Sports-betting markets are based entirely on predictions. A bettor has to pick a winning contestant, and a market maker―a bookie―bets on the opponent. The predictions rely on available information about both sides as well as conditions that might affect the outcome. As bookies have to take the other side of every bet, they have to know what they’re doing. But a bookie can be manipulated by a skillful bettor.

Chicago Booth’s John R. Birge, Booth PhD candidate Yifan Feng, Duke’s N. Bora Keskin, and Uber’s Adam Schultz explore the dynamics of how a bookie can keep from being manipulated. Because the sports-betting market shares features with financial markets that rely on spreads―including credit default swaps and options―the implications of the research could apply far beyond the $4.9 billion-a-year Nevada sports-betting industry. The findings may interest sports bettors and hedge-fund managers alike.

The researchers identify a key problem for bookies and financial market makers: they are vulnerable to being bluffed by knowledgeable bettors or bettors with inside information, such as whether a star is able to play. The bets being placed are the bookie’s best source of information—by analyzing betting patterns, a bookie can effectively crowdsource information about the expected outcome of an event. However, a clever bettor might place some phony bets to throw the bookie off. Through the application of a theoretical model, the researchers identify a set of policies, which they call inertial policies, that enable bookies to strike a balance between learning from market participants and bluff proofing their business.

Say you want to place a bet on the Chicago Bulls, a National Basketball Association team. A sports bookie might take the bet on the condition that the Bulls would have to win by, say, six points, or else you lose the bet. If the bookie sets the spread right, you’ll still place the bet, the Bulls can still win, and the bookie can still make money. As the bettor, you can’t be happy with this because a bookie who never gets the spread wrong never loses. This dynamic is also at play in other predictions markets, including options markets, where investors pay a premium for the right to buy or sell stocks or commodities at a certain price, or the CDS market, where investors pay to bet on whether an event such as a corporate bankruptcy will happen.

Birge, Feng, Keskin, and Schultz imagine a bettor who knows more than the bookie, creating an interesting dilemma for both sides. The betting market is a prime source of information for the bookie. If everybody wants to bet on the Bulls, the bookie takes note and factors that into the calculation of the spread. If the bookie notices that particularly smart bettors are bullish on the Bulls, the bookie sets the spread even wider.

If a bettor has perfect knowledge of the statistical distribution of outcomes for the event he’s betting on, and always bets according to this knowledge, he can make no money, the researchers reason, because the bookie will never bet with him on terms that allow him to win.

In the researchers’ model, when a market maker accepts a transaction—whether it’s a sports bet, an options contract, or a CDS contract—she has to estimate the likelihood of being forced to pay out and build in compensation for taking that risk: commission. For the bettor, the payoff can be summarized as betting $1 to win $1 minus the commission.
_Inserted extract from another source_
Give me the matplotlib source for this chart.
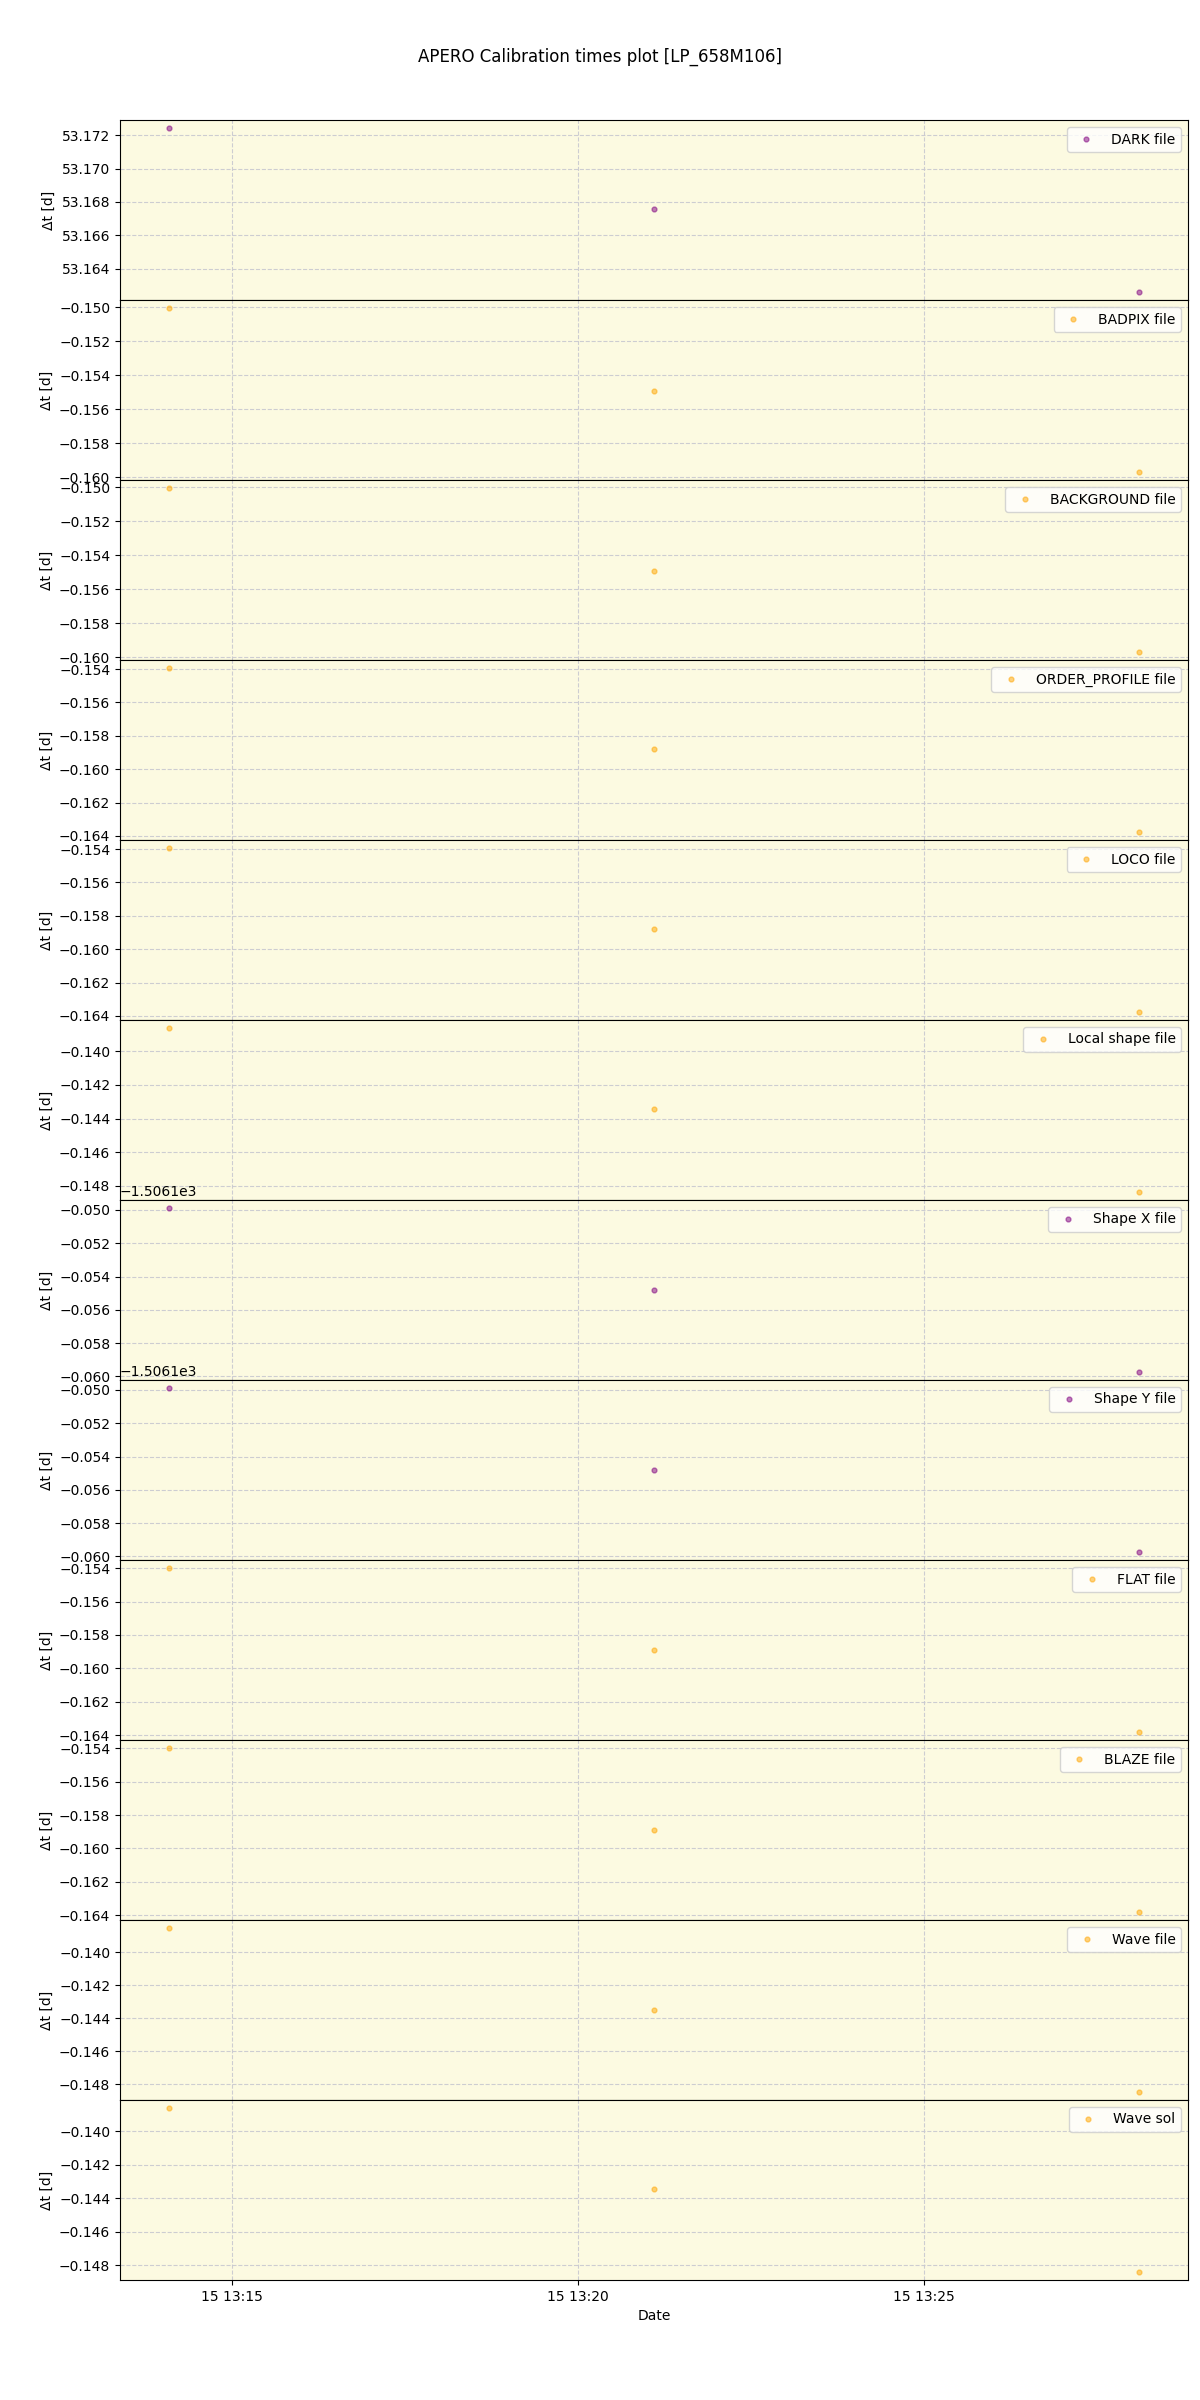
import matplotlib
matplotlib.use('Agg')
import matplotlib.pyplot as plt
import numpy as np
import pandas as pd

# observation times (same three frames for every calibration type)
times = pd.to_datetime(['2023-03-15 13:14:05', '2023-03-15 13:21:06', '2023-03-15 13:28:07'])

labels = ['DARK file', 'BADPIX file', 'BACKGROUND file', 'ORDER_PROFILE file',
          'LOCO file', 'Local shape file', 'Shape X file', 'Shape Y file',
          'FLAT file', 'BLAZE file', 'Wave file', 'Wave sol']

dark = [53.17242, 53.16755, 53.16262]
badpix = [-0.15006, -0.15494, -0.15968]
background = [-0.15006, -0.15494, -0.15968]
order_profile = [-0.15395, -0.15878, -0.16375]
loco = [-0.15395, -0.15878, -0.16375]
local_shape = [-0.13862, -0.14345, -0.14836]
shape_x = [-1506.1499, -1506.1548, -1506.15972]
shape_y = [-1506.1499, -1506.1548, -1506.15972]
flat = [-0.15400, -0.15890, -0.16380]
blaze = [-0.15399, -0.15890, -0.16380]
wave_file = [-0.13855, -0.14350, -0.14845]
wave_sol = [-0.13862, -0.14346, -0.14839]

series = [dark, badpix, background, order_profile, loco, local_shape,
          shape_x, shape_y, flat, blaze, wave_file, wave_sol]
colors = ['purple', 'orange', 'orange', 'orange', 'orange', 'orange',
          'purple', 'purple', 'orange', 'orange', 'orange', 'orange']

fig, axes = plt.subplots(12, 1, figsize=(12, 24), dpi=100, sharex=True)
fig.subplots_adjust(left=0.1, right=0.99, top=0.95, bottom=0.05, hspace=0)
fig.suptitle('APERO Calibration times plot [LP_658M106]', fontsize=12, y=0.98)

for ax, vals, lab, col in zip(axes, series, labels, colors):
    ax.plot(times, vals, 'o', color=col, alpha=0.5, ms=3.5, label=lab)
    ax.set_facecolor('#fcfae1')
    ax.grid(True, linestyle='--', color='#c8c8d0', alpha=0.9)
    ax.set_ylabel('\u0394t [d]')
    ax.legend(loc='upper right')

axes[-1].set_xlabel('Date')

plt.savefig('out.png')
If the bettor loses, he loses only the money he put up. If the bettor wins, the market maker is left with only the commission.

If a bettor has perfect knowledge of the statistical distribution of outcomes for the event he’s betting on, and always bets according to this knowledge, he can make no money, the researchers reason, because the bookie will never bet with him on terms that allow him to win. This bettor’s very act of placing a bet tips off the bookie, whose goal is to place the point spread in the median of the distribution of outcomes. The bettor may try to lie (or bluff) and take the losing side of a few smaller bets to trick the bookie into setting spreads too tightly later on, creating opportunities to exploit mispricing. If the bookie uses the standard rational economic model for setting point spreads (known as a Bayesian policy) without considering the possibility of such a clever bettor, the skillful bettor can fool the bookie into setting a spread that leads to big payouts to the bettor and losses for the bookie.

This is where the researchers’ inertial policies come in. A key variable in those policies is the difference between “positive” and “negative” bets—that is, the difference between how many bets have been made in favor of a particular event (i.e., the Bulls winning by at least the current point spread) versus the number of bets against that event. Using this information, the bookie can set the spread close enough to the median of the outcome distribution that the informed bettor has no incentive to bluff, given the cost of commission.

“We propose a solution to the market maker’s problem by constructing a dynamic learning policy that collects information at a judiciously selected rate,” they write. “The spread converges in an ‘inertial’ way to make it too costly for the informed bettor to bluff, which resolves the tradeoff between learning and bluff-proofing.”